Google Android applications require accepting privileges grant.
depending on application privileges vary.
certain programs require access to phone's features as calling others despite user's knowledge or user's will at user's cost.
other require writing or reading data, that also pose risk of data loss or change etc ...
generally every privilege is a risk, the less requirements application has the better, safer for user.
in theory data access could be split into more of more specific, detailed privileges but this requires more learning by users costing them time & perhaps sanity, at least to certain extent.
the less code the better.
i think that smartphones are so advanced technology (UFO in itself for me) that i don't have time of life to understand them completely, there are patches & versions updates as well that complicate matter, making it stressful race against time.
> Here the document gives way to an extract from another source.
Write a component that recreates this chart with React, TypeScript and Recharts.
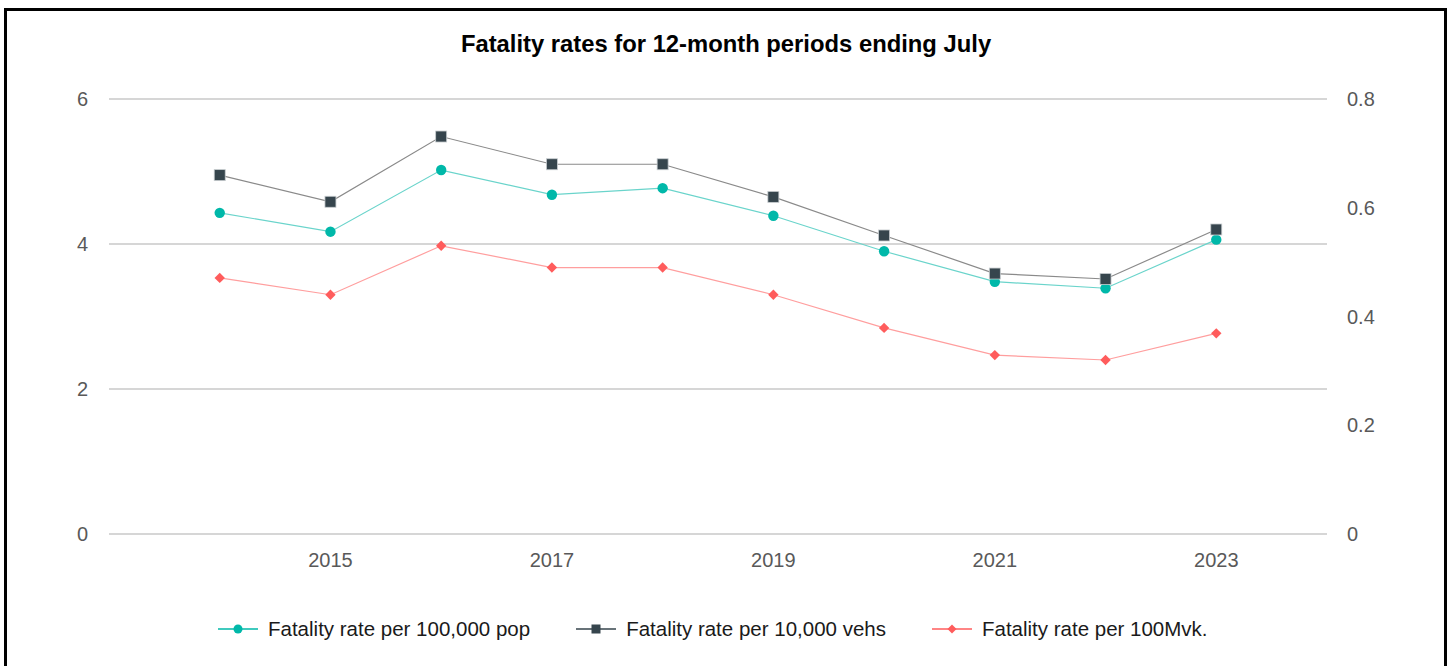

i've written software for android phone that is simple as possible, i've wrote it to not harm, i can't guarantee that someone didn't tamper with it afterwards, modifying it's behavior.
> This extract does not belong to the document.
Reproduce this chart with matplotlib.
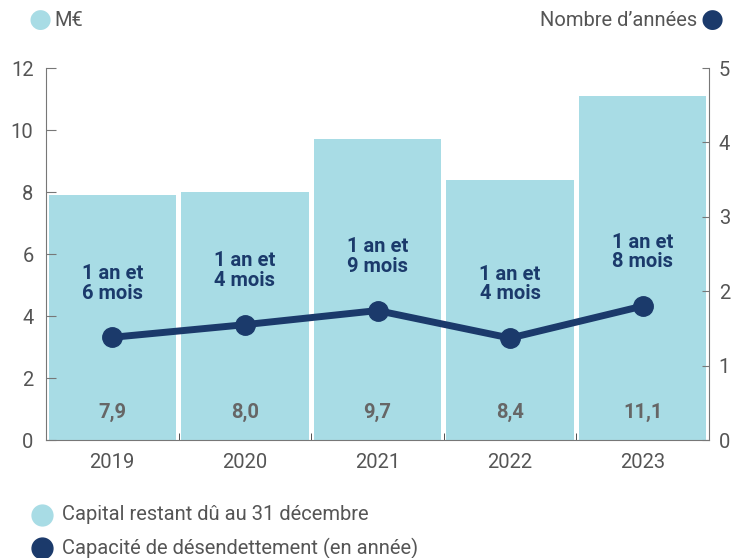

every piece of software on computer system or phone, etc ... poses extra threat to user.
we don't know how our software works, as it uses services of operating system & hardware that we do not understand fully, there are patches & updates as well.
sometimes software is hacked, but 'a top-down business decision' can also activate hidden features of a device as smartphone or computer system as well, for example code parts that breaks it or modifies behavior. because of software integration, communication & service design, perhaps more.
software can be quite selective as to what services or content it serves to certain people, for example there can be conditional instruction 'if' used with IP address of a computer system that decides what to serve certain user(s) when or if at all.
there are many more options as well.
i've wrote Mala Android Smartphone Software for counting Mantras or Prostrations.
i don't guarantee anything, feel free to use or not, at Your own Risk.